→ WHAT THE EXERCISE ASKS:
Begin at the line containing "Write the matplotlib code for this chart." in the entries below and end at the line containing "ax = fig.add_axes([0.0447, 0.2375, 0.9363, 0.7245])"; transcribe that range exactly and nothing outside it.

==== EXERCISE DATA

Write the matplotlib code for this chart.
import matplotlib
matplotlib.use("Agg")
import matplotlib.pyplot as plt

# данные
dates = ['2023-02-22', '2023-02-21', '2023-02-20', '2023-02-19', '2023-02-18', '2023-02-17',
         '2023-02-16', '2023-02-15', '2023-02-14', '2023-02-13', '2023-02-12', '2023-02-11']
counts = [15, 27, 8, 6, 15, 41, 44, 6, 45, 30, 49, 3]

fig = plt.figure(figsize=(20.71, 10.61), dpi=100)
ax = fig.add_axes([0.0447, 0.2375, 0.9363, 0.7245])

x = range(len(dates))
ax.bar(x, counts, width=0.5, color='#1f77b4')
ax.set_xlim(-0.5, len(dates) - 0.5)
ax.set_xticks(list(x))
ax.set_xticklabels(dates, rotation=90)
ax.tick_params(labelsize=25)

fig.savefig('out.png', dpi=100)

========
==== EXERCISE DATA

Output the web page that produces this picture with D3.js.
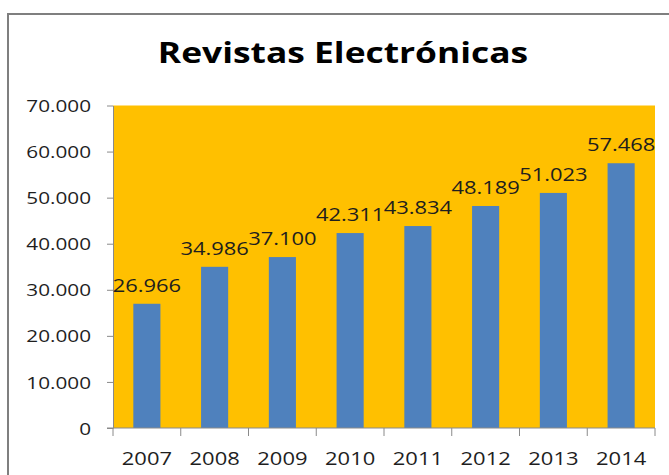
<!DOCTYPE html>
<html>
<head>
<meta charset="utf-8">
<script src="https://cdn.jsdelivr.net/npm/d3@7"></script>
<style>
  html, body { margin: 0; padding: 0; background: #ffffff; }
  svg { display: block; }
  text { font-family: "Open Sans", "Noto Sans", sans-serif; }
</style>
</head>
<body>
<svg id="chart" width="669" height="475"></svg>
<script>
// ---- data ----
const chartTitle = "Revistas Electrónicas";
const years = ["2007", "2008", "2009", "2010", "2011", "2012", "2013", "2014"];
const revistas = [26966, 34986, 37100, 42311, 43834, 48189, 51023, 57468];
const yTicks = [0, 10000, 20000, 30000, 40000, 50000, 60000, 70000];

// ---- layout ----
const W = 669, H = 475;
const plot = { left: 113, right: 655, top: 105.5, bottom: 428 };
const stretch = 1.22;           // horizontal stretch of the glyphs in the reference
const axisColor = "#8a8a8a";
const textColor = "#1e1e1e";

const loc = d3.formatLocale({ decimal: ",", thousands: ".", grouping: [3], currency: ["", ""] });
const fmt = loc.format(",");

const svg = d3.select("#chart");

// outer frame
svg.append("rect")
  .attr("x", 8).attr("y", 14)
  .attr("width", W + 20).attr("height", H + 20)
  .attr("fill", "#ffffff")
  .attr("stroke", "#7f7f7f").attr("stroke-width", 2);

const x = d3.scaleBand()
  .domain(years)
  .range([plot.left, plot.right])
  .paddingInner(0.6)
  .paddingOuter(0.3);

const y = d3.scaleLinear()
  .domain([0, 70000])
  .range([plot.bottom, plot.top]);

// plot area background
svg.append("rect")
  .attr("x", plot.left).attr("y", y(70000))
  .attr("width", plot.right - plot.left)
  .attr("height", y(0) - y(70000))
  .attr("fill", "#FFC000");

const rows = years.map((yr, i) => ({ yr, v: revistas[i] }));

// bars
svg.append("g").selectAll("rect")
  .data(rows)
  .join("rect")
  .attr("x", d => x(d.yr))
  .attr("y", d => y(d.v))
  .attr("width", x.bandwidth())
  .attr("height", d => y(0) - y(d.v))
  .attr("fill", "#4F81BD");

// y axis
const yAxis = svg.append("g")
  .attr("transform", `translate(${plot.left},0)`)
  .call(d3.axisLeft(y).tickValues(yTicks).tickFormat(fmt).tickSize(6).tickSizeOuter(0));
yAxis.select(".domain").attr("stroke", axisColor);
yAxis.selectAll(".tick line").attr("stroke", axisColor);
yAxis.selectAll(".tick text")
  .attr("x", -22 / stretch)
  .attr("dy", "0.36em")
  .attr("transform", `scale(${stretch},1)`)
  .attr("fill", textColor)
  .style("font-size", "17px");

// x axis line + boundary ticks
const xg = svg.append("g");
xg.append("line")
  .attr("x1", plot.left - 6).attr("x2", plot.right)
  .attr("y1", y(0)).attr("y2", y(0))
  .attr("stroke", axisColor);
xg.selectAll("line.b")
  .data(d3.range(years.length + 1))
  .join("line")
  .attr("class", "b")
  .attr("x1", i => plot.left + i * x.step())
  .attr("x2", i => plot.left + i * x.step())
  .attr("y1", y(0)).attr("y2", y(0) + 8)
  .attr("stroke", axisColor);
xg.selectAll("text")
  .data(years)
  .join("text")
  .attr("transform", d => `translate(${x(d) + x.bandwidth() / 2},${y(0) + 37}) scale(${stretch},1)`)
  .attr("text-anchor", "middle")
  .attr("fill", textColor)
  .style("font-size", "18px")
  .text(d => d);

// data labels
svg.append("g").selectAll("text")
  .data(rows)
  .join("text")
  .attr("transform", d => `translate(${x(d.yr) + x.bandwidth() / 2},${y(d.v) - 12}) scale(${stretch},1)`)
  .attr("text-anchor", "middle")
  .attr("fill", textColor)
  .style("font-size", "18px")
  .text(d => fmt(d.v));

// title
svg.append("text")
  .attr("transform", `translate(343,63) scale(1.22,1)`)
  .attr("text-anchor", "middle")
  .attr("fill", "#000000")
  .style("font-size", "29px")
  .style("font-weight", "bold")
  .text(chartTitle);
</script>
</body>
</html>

========
==== EXERCISE DATA

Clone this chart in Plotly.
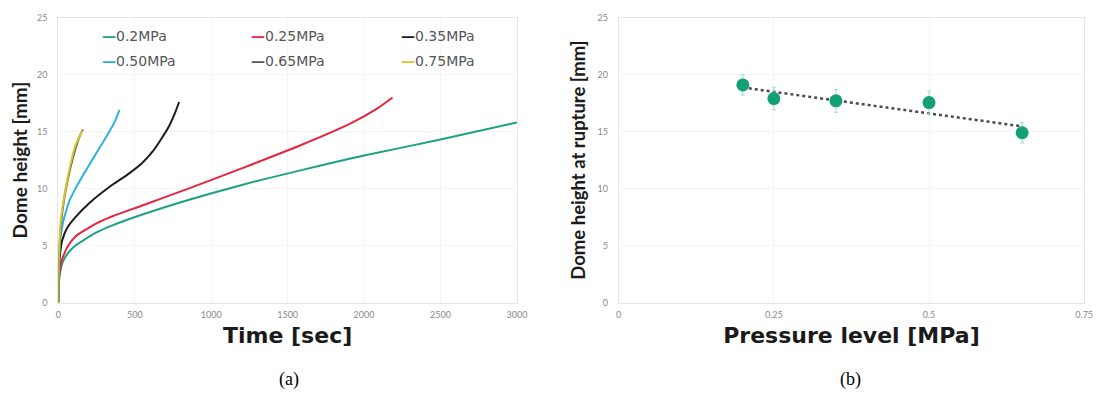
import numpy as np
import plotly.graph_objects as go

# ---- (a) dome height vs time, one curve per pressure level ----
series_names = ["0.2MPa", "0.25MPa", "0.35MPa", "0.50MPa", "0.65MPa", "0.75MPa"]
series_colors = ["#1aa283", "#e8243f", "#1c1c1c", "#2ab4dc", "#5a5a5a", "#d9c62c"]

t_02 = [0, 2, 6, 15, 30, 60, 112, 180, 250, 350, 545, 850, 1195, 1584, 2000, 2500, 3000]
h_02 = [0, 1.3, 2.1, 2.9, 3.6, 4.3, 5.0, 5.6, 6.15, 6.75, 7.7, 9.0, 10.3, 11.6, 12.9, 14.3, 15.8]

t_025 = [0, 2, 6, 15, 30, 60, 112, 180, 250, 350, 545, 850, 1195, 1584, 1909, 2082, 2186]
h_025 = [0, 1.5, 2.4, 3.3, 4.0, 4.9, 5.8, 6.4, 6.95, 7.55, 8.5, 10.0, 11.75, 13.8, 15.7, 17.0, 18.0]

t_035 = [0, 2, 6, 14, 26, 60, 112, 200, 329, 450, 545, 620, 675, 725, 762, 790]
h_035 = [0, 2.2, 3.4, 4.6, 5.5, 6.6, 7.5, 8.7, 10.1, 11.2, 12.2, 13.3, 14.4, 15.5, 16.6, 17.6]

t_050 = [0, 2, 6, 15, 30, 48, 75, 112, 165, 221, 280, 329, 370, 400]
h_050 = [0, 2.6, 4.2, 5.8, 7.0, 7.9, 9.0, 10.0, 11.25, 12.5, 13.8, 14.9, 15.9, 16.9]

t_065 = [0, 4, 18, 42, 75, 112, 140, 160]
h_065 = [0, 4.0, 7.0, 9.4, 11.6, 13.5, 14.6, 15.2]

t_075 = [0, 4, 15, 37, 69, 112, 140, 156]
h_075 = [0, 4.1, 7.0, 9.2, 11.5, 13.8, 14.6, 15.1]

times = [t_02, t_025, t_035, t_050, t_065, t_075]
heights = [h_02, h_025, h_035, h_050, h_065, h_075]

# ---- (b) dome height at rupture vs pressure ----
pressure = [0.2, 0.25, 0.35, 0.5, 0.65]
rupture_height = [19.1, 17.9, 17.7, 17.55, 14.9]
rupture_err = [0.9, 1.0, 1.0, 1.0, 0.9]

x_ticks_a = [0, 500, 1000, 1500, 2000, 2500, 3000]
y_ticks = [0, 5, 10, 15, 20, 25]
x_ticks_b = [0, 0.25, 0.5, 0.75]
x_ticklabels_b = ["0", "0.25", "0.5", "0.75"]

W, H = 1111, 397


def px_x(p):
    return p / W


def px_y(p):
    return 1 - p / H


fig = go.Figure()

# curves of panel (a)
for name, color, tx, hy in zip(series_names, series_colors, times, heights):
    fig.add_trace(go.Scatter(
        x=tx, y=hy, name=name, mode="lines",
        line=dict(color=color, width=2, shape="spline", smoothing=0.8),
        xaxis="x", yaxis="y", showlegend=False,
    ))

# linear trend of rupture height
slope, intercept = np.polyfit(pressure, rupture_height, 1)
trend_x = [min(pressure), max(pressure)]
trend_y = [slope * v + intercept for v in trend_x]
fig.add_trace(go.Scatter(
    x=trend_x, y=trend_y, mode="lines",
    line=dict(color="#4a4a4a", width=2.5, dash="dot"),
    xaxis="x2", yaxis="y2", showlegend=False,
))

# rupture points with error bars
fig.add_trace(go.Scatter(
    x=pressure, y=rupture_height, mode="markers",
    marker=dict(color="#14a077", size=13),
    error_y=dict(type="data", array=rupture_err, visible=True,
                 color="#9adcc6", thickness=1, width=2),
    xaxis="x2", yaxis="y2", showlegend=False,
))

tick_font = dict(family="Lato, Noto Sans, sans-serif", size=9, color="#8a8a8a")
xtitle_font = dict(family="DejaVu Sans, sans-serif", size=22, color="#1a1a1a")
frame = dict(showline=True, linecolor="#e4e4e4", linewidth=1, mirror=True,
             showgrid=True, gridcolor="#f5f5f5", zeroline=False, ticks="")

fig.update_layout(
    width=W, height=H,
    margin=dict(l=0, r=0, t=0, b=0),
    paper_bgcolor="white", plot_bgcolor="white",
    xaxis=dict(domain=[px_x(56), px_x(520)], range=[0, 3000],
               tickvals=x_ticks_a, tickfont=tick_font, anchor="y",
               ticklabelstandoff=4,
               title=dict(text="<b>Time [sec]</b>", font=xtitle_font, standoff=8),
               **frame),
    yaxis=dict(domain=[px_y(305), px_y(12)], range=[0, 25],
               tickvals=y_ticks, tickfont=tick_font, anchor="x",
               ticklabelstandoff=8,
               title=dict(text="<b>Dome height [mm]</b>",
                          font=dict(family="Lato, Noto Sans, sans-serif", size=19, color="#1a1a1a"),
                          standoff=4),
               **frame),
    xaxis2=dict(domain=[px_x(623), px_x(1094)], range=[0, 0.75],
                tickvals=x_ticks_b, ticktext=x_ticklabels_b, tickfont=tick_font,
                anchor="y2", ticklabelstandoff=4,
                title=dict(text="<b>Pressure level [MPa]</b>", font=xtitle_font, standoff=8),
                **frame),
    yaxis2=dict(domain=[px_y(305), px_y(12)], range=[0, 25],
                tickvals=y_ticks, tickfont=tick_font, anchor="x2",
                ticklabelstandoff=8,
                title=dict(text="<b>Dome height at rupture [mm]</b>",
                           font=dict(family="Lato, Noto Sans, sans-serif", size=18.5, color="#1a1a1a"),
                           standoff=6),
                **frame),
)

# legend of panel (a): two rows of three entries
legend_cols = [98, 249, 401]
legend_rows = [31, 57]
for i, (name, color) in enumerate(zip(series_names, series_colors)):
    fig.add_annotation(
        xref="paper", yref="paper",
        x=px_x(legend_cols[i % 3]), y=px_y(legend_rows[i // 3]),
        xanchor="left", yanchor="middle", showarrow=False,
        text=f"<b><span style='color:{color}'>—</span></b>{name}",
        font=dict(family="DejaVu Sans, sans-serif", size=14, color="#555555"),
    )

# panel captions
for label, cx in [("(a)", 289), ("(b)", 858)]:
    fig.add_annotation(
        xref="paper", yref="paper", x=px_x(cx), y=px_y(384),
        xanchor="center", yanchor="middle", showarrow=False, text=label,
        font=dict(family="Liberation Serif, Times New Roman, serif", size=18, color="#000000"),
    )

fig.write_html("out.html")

========

→ SOLUTION:
Write the matplotlib code for this chart.
import matplotlib
matplotlib.use("Agg")
import matplotlib.pyplot as plt

# данные
dates = ['2023-02-22', '2023-02-21', '2023-02-20', '2023-02-19', '2023-02-18', '2023-02-17',
         '2023-02-16', '2023-02-15', '2023-02-14', '2023-02-13', '2023-02-12', '2023-02-11']
counts = [15, 27, 8, 6, 15, 41, 44, 6, 45, 30, 49, 3]

fig = plt.figure(figsize=(20.71, 10.61), dpi=100)
ax = fig.add_axes([0.0447, 0.2375, 0.9363, 0.7245])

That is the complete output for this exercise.